Similarly, two surveys by the American Society of Newspaper Editors - in 2000
and 2001 - found that women are only 34 percent of newsroom supervisors. In
other parts of the globe, the situation is even bleaker. According to a 1995
poll sponsored by UNESCO, women are eight percent of broadcasting managers in
Africa and 14 percent of managers in the print media. In Latin America, the
figures are 21 percent for broadcasting and 16 percent for print. No Progress
or No Room at the Top, a recent report from the Annenberg Public Policy
Center, found that in the United States women are only 13 percent of the top
executives of media, telecom and e-companies and only nine percent of their
boards of directors.
The reality underscored by these numbers is that men decide which stories warrant
top-of-the news and front-page coverage, who will be quoted and which photographs
will be used to illustrate stories.
In March 2000, the IWMF polled international women leaders in the media.
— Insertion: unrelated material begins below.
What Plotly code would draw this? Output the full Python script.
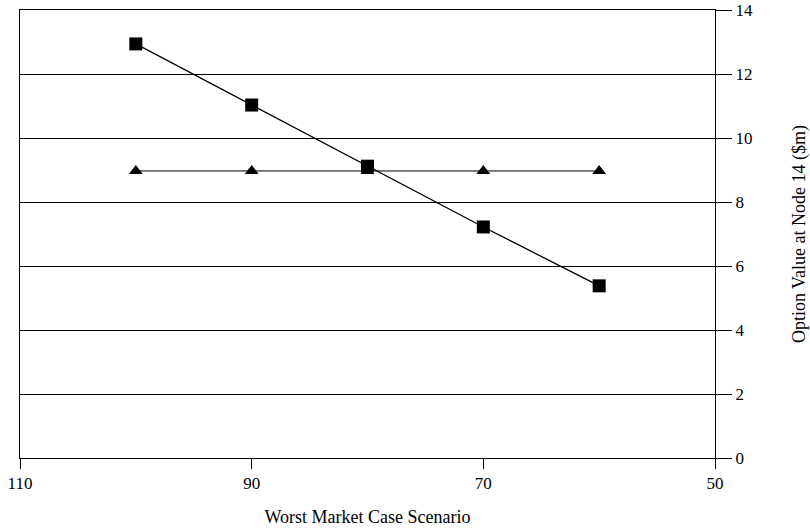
import plotly.graph_objects as go

x_scenario = [100, 90, 80, 70, 60]
option_values = [12.94, 11.03, 9.12, 7.22, 5.38]
flat_values = [8.97, 8.97, 8.97, 8.97, 8.97]
x_ticks = [110, 90, 70, 50]
y_ticks = [0, 2, 4, 6, 8, 10, 12, 14]

fam = "Liberation Serif, Times New Roman, serif"
tick_font = dict(family=fam, size=17, color="black")
title_font = dict(family=fam, size=18, color="black")

fig = go.Figure()
fig.add_trace(go.Scatter(x=x_scenario, y=flat_values, mode="lines+markers",
                         line=dict(color="black", width=1),
                         marker=dict(symbol="triangle-up", size=12, color="black"),
                         showlegend=False))
fig.add_trace(go.Scatter(x=x_scenario, y=option_values, mode="lines+markers",
                         line=dict(color="black", width=1.3),
                         marker=dict(symbol="square", size=13, color="black"),
                         showlegend=False))

fig.update_layout(
    width=810, height=531,
    margin=dict(l=20, r=95, t=10, b=73),
    paper_bgcolor="white", plot_bgcolor="white",
    font=tick_font,
    xaxis=dict(range=[110, 50], tickvals=x_ticks, ticks="outside", ticklen=10,
               tickcolor="black", showline=True, mirror=True, linecolor="black", linewidth=1,
               showgrid=False, zeroline=False, automargin=False, tickfont=tick_font,
               title=dict(text="Worst Market Case Scenario", font=title_font, standoff=17)),
    yaxis=dict(range=[0, 14], tickvals=y_ticks, side="right", ticks="outside",
               ticklen=16, tickcolor="black", showline=True, mirror=True,
               linecolor="black", linewidth=1, showgrid=True, gridcolor="black",
               gridwidth=1, zeroline=False, automargin=False, tickfont=tick_font,
               title=dict(text="Option Value at Node 14 ($m)", font=title_font, standoff=40)),
)

fig.write_html("out.html", config={"displayModeBar": False},
               post_script="document.body.style.margin='0';")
A significant
majority - 92 percent - who responded to the informal survey agreed that women
bring a different, more "human" perspective to the news. Women journalists
from six continents also said that their presence in the news business makes
a difference, at least some of the time, in how the news is covered.
Will Women Change the News Media? gives voice to women journalists to share their vision for a more "human" newsroom. As a senior editor from the Philippines said: "Men tend to concentrate on quotes from government officials and focus on conflicts, while women tend to look at impact on the greatest number of people or sectors."
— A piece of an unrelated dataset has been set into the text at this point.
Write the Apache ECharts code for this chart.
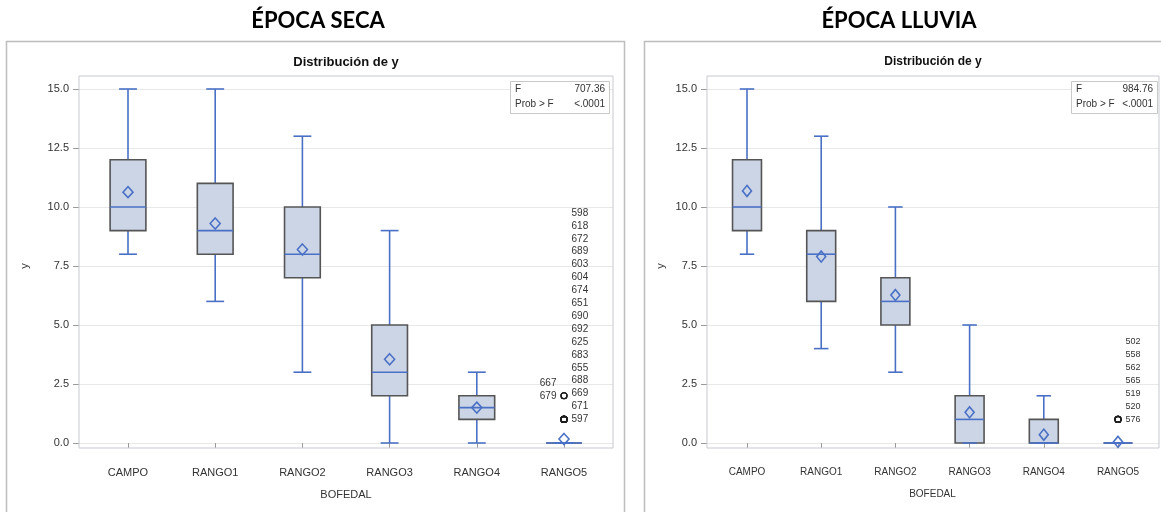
<!DOCTYPE html>
<html>
<head>
<meta charset="utf-8">
<script src="https://cdn.jsdelivr.net/npm/echarts@6/dist/echarts.min.js"></script>
<style>
  html, body { margin: 0; padding: 0; background: #ffffff; }
  #chart { width: 1161px; height: 512px; }
</style>
</head>
<body>
<div id="chart"></div>
<script>
// ---- data -------------------------------------------------------------
const categories = ['CAMPO', 'RANGO1', 'RANGO2', 'RANGO3', 'RANGO4', 'RANGO5'];

// Época seca: whisker ends, quartiles, median and mean per bofedal
const secaMin    = [8, 6, 3, 0, 0, 0];
const secaQ1     = [9, 8, 7, 2, 1, 0];
const secaMedian = [10, 9, 8, 3, 1.5, 0];
const secaQ3     = [12, 11, 10, 5, 2, 0];
const secaMax    = [15, 15, 13, 9, 3, 0];
const secaMean   = [10.63, 9.3, 8.2, 3.55, 1.5, 0.17];
const secaF      = '707.36';
const secaProb   = '<.0001';
// outliers of RANGO5 (observation number and value)
const secaOutlierIds    = ['597', '671', '688', '655', '683', '625', '692', '690', '651', '674', '604', '603', '689', '672', '618', '598', '669', '679', '667'];
const secaOutlierValues = [1, 1, 1, 1, 1, 1, 1, 1, 1, 1, 1, 1, 1, 1, 1, 1, 2, 2, 2];
// order in which the observation labels are stacked (bottom to top)
const secaRightColumn = ['597', '671', '669', '688', '655', '683', '625', '692', '690', '651', '674', '604', '603', '689', '672', '618', '598'];
const secaLeftColumn  = ['679', '667'];

// Época lluvia
const lluviaMin    = [8, 4, 3, 0, 0, 0];
const lluviaQ1     = [9, 6, 5, 0, 0, 0];
const lluviaMedian = [10, 8, 6, 1, 0, 0];
const lluviaQ3     = [12, 9, 7, 2, 1, 0];
const lluviaMax    = [15, 13, 10, 5, 2, 0];
const lluviaMean   = [10.68, 7.9, 6.27, 1.3, 0.35, 0.05];
const lluviaF      = '984.76';
const lluviaProb   = '<.0001';
const lluviaOutlierIds    = ['576', '520', '519', '565', '562', '558', '502'];
const lluviaOutlierValues = [1, 1, 1, 1, 1, 1, 1];
const lluviaRightColumn = ['576', '520', '519', '565', '562', '558', '502'];
const lluviaLeftColumn  = [];

// ---- styling ----------------------------------------------------------
const BLUE = '#4a70c6';
const BOX_FILL = '#cbd5e6';
const BOX_EDGE = '#555555';
const FRAME = '#c6c9cf';
const GRIDLINE = '#e8e8e8';
const TEXT = '#333333';
const SANS = '"Liberation Sans", Arial, sans-serif';

const Y_MAX = 15;
const PLOT_TOP = 89, PLOT_H = 354;        // value 15 .. value 0
const FRAME_TOP = 76, FRAME_H = 372;

const panels = [
  {
    title: 'ÉPOCA SECA', titleX: 318,
    frameLeft: 79, frameRight: 613, firstCenter: 128, lastCenter: 564,
    min: secaMin, q1: secaQ1, med: secaMedian, q3: secaQ3, max: secaMax, mean: secaMean,
    F: secaF, prob: secaProb,
    outIds: secaOutlierIds, outVals: secaOutlierValues,
    rightCol: secaRightColumn, leftCol: secaLeftColumn,
    labelStep: 12.9, catFont: 11, subFont: 13, statFont: 10, outFont: 10,
    yNameGap: 49, boxRatio: 0.41, diamond: [10, 11],
    statBox: { x: 510, y: 81, w: 99, h: 32 }
  },
  {
    title: 'ÉPOCA LLUVIA', titleX: 899,
    frameLeft: 707, frameRight: 1159, firstCenter: 747, lastCenter: 1118,
    min: lluviaMin, q1: lluviaQ1, med: lluviaMedian, q3: lluviaQ3, max: lluviaMax, mean: lluviaMean,
    F: lluviaF, prob: lluviaProb,
    outIds: lluviaOutlierIds, outVals: lluviaOutlierValues,
    rightCol: lluviaRightColumn, leftCol: lluviaLeftColumn,
    labelStep: 13, catFont: 10, subFont: 12, statFont: 10, outFont: 9,
    yNameGap: 41, boxRatio: 0.39, diamond: [9, 11],
    statBox: { x: 1071, y: 81, w: 86, h: 32 }
  }
];

const grid = [], xAxis = [], yAxis = [], series = [], graphic = [];

// outer panel borders
graphic.push(
  { type: 'rect', z: 0, shape: { x: 6.5, y: 41.5, width: 618, height: 490 },
    style: { fill: 'none', stroke: '#bdbdbd', lineWidth: 1.5 } },
  { type: 'rect', z: 0, shape: { x: 644.5, y: 41.5, width: 540, height: 490 },
    style: { fill: 'none', stroke: '#bdbdbd', lineWidth: 1.5 } }
);

function boxRenderer(ratio) {
  return function (params, api) {
    const i = api.value(0);
    const lo = api.coord([i, api.value(1)]);
    const q1 = api.coord([i, api.value(2)]);
    const md = api.coord([i, api.value(3)]);
    const q3 = api.coord([i, api.value(4)]);
    const hi = api.coord([i, api.value(5)]);
    const band = api.size([1, 0])[0];
    const bw = band * ratio;
    const cw = bw / 2;
    const x = lo[0];
    const line = (x1, y1, x2, y2) => ({
      type: 'line', shape: { x1, y1, x2, y2 },
      style: { stroke: BLUE, lineWidth: 1.6 }
    });
    return {
      type: 'group',
      children: [
        line(x, hi[1], x, q3[1]),
        line(x, q1[1], x, lo[1]),
        { type: 'rect', shape: { x: x - bw / 2, y: q3[1], width: bw, height: q1[1] - q3[1] },
          style: { fill: BOX_FILL, stroke: BOX_EDGE, lineWidth: 1.6 } },
        line(x - bw / 2, md[1], x + bw / 2, md[1]),
        line(x - cw / 2, hi[1], x + cw / 2, hi[1]),
        line(x - cw / 2, lo[1], x + cw / 2, lo[1])
      ]
    };
  };
}

panels.forEach((p, k) => {
  const g0 = k * 3;
  const band = (p.lastCenter - p.firstCenter) / (categories.length - 1);
  const catLeft = p.firstCenter - band / 2;
  const frameW = p.frameRight - p.frameLeft;

  // frame grid, value grid (ticks + gridlines), category grid (marks)
  grid.push(
    { left: p.frameLeft, top: FRAME_TOP, width: frameW, height: FRAME_H,
      show: true, borderColor: FRAME, borderWidth: 1, backgroundColor: 'transparent', z: 3 },
    { left: p.frameLeft, top: PLOT_TOP, width: frameW, height: PLOT_H },
    { left: catLeft, top: PLOT_TOP, width: band * categories.length, height: PLOT_H }
  );

  xAxis.push(
    { gridIndex: g0, type: 'value', show: false },
    { gridIndex: g0 + 1, type: 'value', show: false },
    { gridIndex: g0 + 2, type: 'category', data: categories, boundaryGap: true,
      offset: 5,
      axisLine: { show: false },
      axisTick: { show: true, alignWithLabel: true, length: 5, lineStyle: { color: '#9a9a9a' } },
      axisLabel: { fontSize: p.catFont, fontFamily: SANS, color: TEXT, margin: 19 },
      name: 'BOFEDAL', nameLocation: 'middle', nameGap: 41,
      nameTextStyle: { fontSize: p.catFont, fontFamily: SANS, color: TEXT } }
  );

  yAxis.push(
    { gridIndex: g0, type: 'value', show: false },
    { gridIndex: g0 + 1, type: 'value', min: 0, max: Y_MAX, interval: 2.5,
      axisLine: { show: false },
      axisTick: { show: true, length: 6, lineStyle: { color: '#9a9a9a' } },
      axisLabel: { fontSize: 11, fontFamily: SANS, color: TEXT, margin: 10,
                   formatter: v => v.toFixed(1) },
      splitLine: { show: true, lineStyle: { color: GRIDLINE, width: 1 } },
      name: 'y', nameLocation: 'middle', nameGap: p.yNameGap,
      nameTextStyle: { fontSize: 11, fontFamily: SANS, color: TEXT } },
    { gridIndex: g0 + 2, type: 'value', min: 0, max: Y_MAX, show: false }
  );

  const boxData = categories.map((c, i) => [i, p.min[i], p.q1[i], p.med[i], p.q3[i], p.max[i]]);
  series.push({
    type: 'custom', xAxisIndex: g0 + 2, yAxisIndex: g0 + 2, z: 2,
    renderItem: boxRenderer(p.boxRatio),
    encode: { x: 0, y: [1, 2, 3, 4, 5] },
    data: boxData, silent: true
  });

  series.push({
    type: 'scatter', xAxisIndex: g0 + 2, yAxisIndex: g0 + 2, z: 4,
    symbol: 'diamond', symbolSize: p.diamond,
    itemStyle: { color: 'rgba(0,0,0,0)', borderColor: BLUE, borderWidth: 1.6, opacity: 1 },
    data: p.mean.map((m, i) => [i, m]), silent: true
  });

  // outliers with stacked observation labels
  const pxPerUnit = PLOT_H / Y_MAX;
  const last = categories.length - 1;
  const baseOf = col => col.length ? p.outVals[p.outIds.indexOf(col[0])] : 0;
  const shifts = [];
  const outData = p.outIds.map((id, j) => {
    const v = p.outVals[j];
    let side = 'right', col = p.rightCol;
    if (p.leftCol.indexOf(id) >= 0) { side = 'left'; col = p.leftCol; }
    const slot = col.indexOf(id);
    shifts.push(-slot * p.labelStep + (v - baseOf(col)) * pxPerUnit);
    return {
      value: [last, v],
      label: { show: true, position: side, distance: 4, formatter: id }
    };
  });
  series.push({
    type: 'scatter', xAxisIndex: g0 + 2, yAxisIndex: g0 + 2, z: 5,
    symbol: 'circle', symbolSize: 6,
    itemStyle: { color: 'rgba(0,0,0,0)', borderColor: '#1e1e1e', borderWidth: 1.1, opacity: 1 },
    label: { fontSize: p.outFont, fontFamily: SANS, color: TEXT },
    labelLayout: params => ({ dy: shifts[params.dataIndex], hideOverlap: false }),
    data: outData, silent: true
  });

  // headings
  graphic.push(
    { type: 'text', x: p.titleX, y: 21, z: 10,
      style: { text: p.title, font: 'bold 22px Lato, "Open Sans", sans-serif', fill: '#000',
               textAlign: 'center', textVerticalAlign: 'middle' } },
    { type: 'text', x: p.frameLeft + frameW / 2, y: 62, z: 10,
      style: { text: 'Distribución de y', font: 'bold ' + p.subFont + 'px ' + SANS, fill: '#111',
               textAlign: 'center', textVerticalAlign: 'middle' } }
  );

  // ANOVA inset
  const b = p.statBox;
  graphic.push(
    { type: 'rect', z: 20, shape: { x: b.x + 0.5, y: b.y + 0.5, width: b.w, height: b.h },
      style: { fill: '#ffffff', stroke: '#c8c8c8', lineWidth: 1 } },
    { type: 'text', z: 21, x: b.x + 5, y: b.y + 8,
      style: { text: 'F', font: p.statFont + 'px ' + SANS, fill: TEXT, textVerticalAlign: 'middle' } },
    { type: 'text', z: 21, x: b.x + b.w - 4, y: b.y + 8,
      style: { text: p.F, font: p.statFont + 'px ' + SANS, fill: TEXT,
               textAlign: 'right', textVerticalAlign: 'middle' } },
    { type: 'text', z: 21, x: b.x + 5, y: b.y + 23,
      style: { text: 'Prob > F', font: p.statFont + 'px ' + SANS, fill: TEXT, textVerticalAlign: 'middle' } },
    { type: 'text', z: 21, x: b.x + b.w - 4, y: b.y + 23,
      style: { text: p.prob, font: p.statFont + 'px ' + SANS, fill: TEXT,
               textAlign: 'right', textVerticalAlign: 'middle' } }
  );
});

const chart = echarts.init(document.getElementById('chart'), null, { renderer: 'canvas' });
chart.setOption({
  backgroundColor: '#ffffff',
  animation: false,
  grid, xAxis, yAxis, series, graphic
});
</script>
</body>
</html>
A former senior editor with National Public Radio in the United States said
that since women have made strides in the media, there are more "issues
that are covered more [frequently] and better and we shouldn't underestimate
the impact."
Ruthie Blum, editor of Israel's Jerusalem Post Magazine, said, "The
biggest difference between men and women as editors and journalists is that
women seem to consider the reader."
Will these women journalists be able to change the future of the media? While
the debate is still open, Will Women Change the News Media? concludes
that most women journalists feel that they can and will influence their profession,
but first they have to reach a critical mass in decision-making positions in
the media. The IWMF's role in this transformation will be to do further research
and to create training programs so that women journalists can break through
journalism's glass ceiling and change the news media.